Sean: One of the early things the project did was, uh, develop a uniform. So now, you know, all the binners when they work, and even when they go and do their binning, like more informally, they’re welcome to wear their uniform as a way to kind show that they’re on the job. And that acknowledgement…a lot of binners find a lot of empowerment in being able to do that.
Bertha: The Binners’ Project, what they do is they give them more stability and they come out of their little shell, you know, and they talk, which is nice. I like to see that too, you know? It’s like helping other members come out, you know, and be a little bit more open about themselves, And it’s really nice to see that
Rona: Michelle is advocating for the expansion of systems and networks that support low barrier employment
Michelle: Right now, our priority in this, like next couple years I’d say is specifically around the social enterprise ecosystem. So how do we kind of create a stronger ecosystem so that they can remain sustainable, so that new ones can grow or be created or ones that already in existence can grow, et cetera.

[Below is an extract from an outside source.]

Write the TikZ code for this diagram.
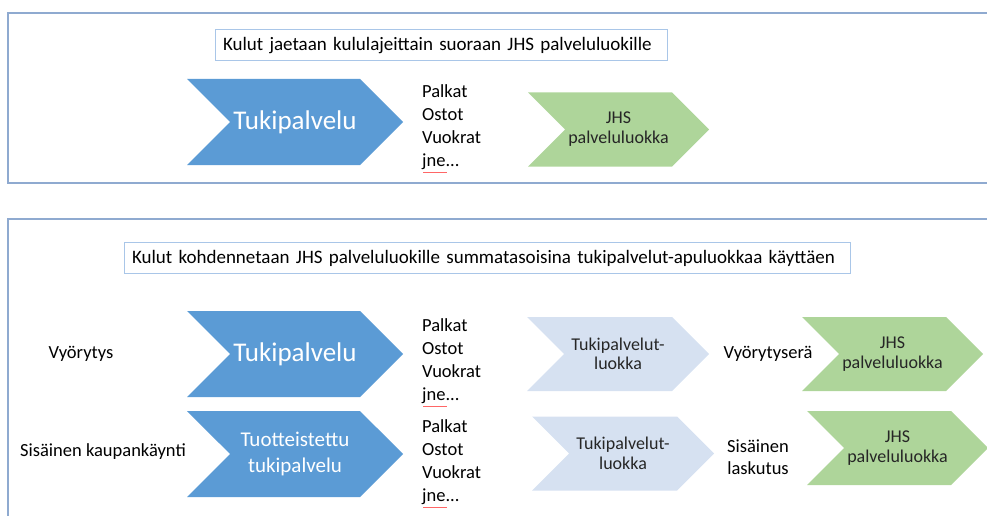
\documentclass[tikz,border=0pt]{standalone}
\usepackage{fontspec}
\setmainfont{Carlito}
\usepackage{tikz}
\usetikzlibrary{shapes.symbols}
\usepackage{xcolor}

\definecolor{frameblue}{HTML}{8FAAD0}
\definecolor{boxblue}{HTML}{A9C6E8}
\definecolor{tukiblue}{HTML}{5B9BD5}
\definecolor{apublue}{HTML}{D6E1F1}
\definecolor{jhsgreen}{HTML}{AED59A}

\tikzset{
  chev/.style={signal, signal from=west, signal to=east, signal pointer angle=90,
    inner sep=0pt, align=center, minimum width=216pt, minimum height=86pt},
  tuki/.style={chev, fill=tukiblue, text=white},
  apu/.style={chev, fill=apublue, text=black!85, minimum width=182pt, minimum height=74pt,
    font=\fontsize{18}{19.5}\selectfont},
  jhs/.style={chev, fill=jhsgreen, text=black!85, minimum width=181pt, minimum height=74pt,
    font=\fontsize{18}{20}\selectfont},
  otsikko/.style={draw=boxblue, line width=1pt, minimum height=31pt, inner xsep=8pt,
    align=left, font=\fontsize{19}{22}\selectfont},
  kulut/.style={align=left, anchor=west, inner sep=0pt, font=\fontsize{18.5}{23}\selectfont},
  selite/.style={align=center, font=\fontsize{18.5}{22}\selectfont}
}

\begin{document}
\begin{tikzpicture}[x=1pt,y=-1pt]

    \useasboundingbox (0,0) rectangle (987,516);

    % kehykset
    \draw[frameblue, line width=1.5pt] (987,13) -- (8,13) -- (8,183) -- (987,183);
    \draw[frameblue, line width=1.5pt] (987,219) -- (8,219) -- (8,516);

    % ylempi osa
    \node[otsikko, text width=436pt] (Ots1) at (441,45.5) {Kulut jaetaan kululajeittain suoraan JHS palveluluokille};

    \node[tuki, font=\fontsize{27}{30}\selectfont] (Tuki1) at (295,122) {Tukipalvelu};
    \node[kulut] (Kul1) at (422,127) {Palkat\\Ostot\\Vuokrat\\jne...};
    \node[jhs] (Jhs1) at (618.5,129.5) {JHS\\palveluluokka};

    % alempi osa
    \node[otsikko, text width=710pt] (Ots2) at (487,258) {Kulut kohdennetaan JHS palveluluokille summatasoisina tukipalvelut-apuluokkaa käyttäen};

    \node[selite] (Vyo) at (81,354) {Vyörytys};
    \node[tuki, font=\fontsize{27}{30}\selectfont] (Tuki2) at (295,354) {Tukipalvelu};
    \node[kulut] (Kul2) at (422,361) {Palkat\\Ostot\\Vuokrat\\jne...};
    \node[apu] (Apu2) at (618,354) {Tukipalvelut-\\luokka};
    \node[selite] (VyoEra) at (768,354) {Vyörytyserä};
    \node[jhs] (Jhs2) at (892.5,354) {JHS\\palveluluokka};

    \node[selite] (Sis) at (103,452) {Sisäinen kaupankäynti};
    \node[tuki, font=\fontsize{21}{26}\selectfont] (Tuki3) at (295,454) {Tuotteistettu\\tukipalvelu};
    \node[kulut] (Kul3) at (422,462) {Palkat\\Ostot\\Vuokrat\\jne...};
    \node[apu] (Apu3) at (623,453.5) {Tukipalvelut-\\luokka};
    \node[selite] (SisLas) at (758,457) {Sisäinen\\laskutus};
    \node[jhs] (Jhs3) at (897.5,448) {JHS\\palveluluokka};

    % oikoluvun alleviivaukset
    \draw[red!60, line width=0.6pt] ([xshift=1pt,yshift=-3pt]Kul1.south west) -- ++(24,0);
    \draw[red!60, line width=0.6pt] ([xshift=1pt,yshift=-3pt]Kul2.south west) -- ++(24,0);
    \draw[red!60, line width=0.6pt] ([xshift=1pt,yshift=-3pt]Kul3.south west) -- ++(24,0);

\end{tikzpicture}
\end{document}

So, what else needs to be in place like the scaffolding, the support, to enable that to happen? Because the stronger the system we have then the more low barrier employment opportunities that there will be.
Sound: Individual empty cans being added to pile of cans
Music: Kid Kodi by Blue Dot Sessions
Rona: Recognizing, valuing and celebrating low barrier work will ensure that all existing and potential binners, in the downtown east side and beyond, can work with more stability and free from stigma in a way that works for them.
Bertha: I like seeing the progress of how we’re helping the environment. And when we’re doing the data collection for these different locations that we’re working at, to actually see at the end of the year to see how much waste we helped from the landfill…that’s a lot, you know, that’s really good.
I mean, I’m very proud of us for doing that.
And then plus finding out about the binners, that last year we brought in a million dollars. That’s us binners that are working and we brought in that money and I think that’s great. You know, to actually have that million, I mean, a million nowadays is not that much, but to me it’s great. It’s a lot.
There’s a lot of things for us binners to actually say, hey, look, we’ve brought in a million dollars last year, you know, on our own. That’s good. I think that’s really great.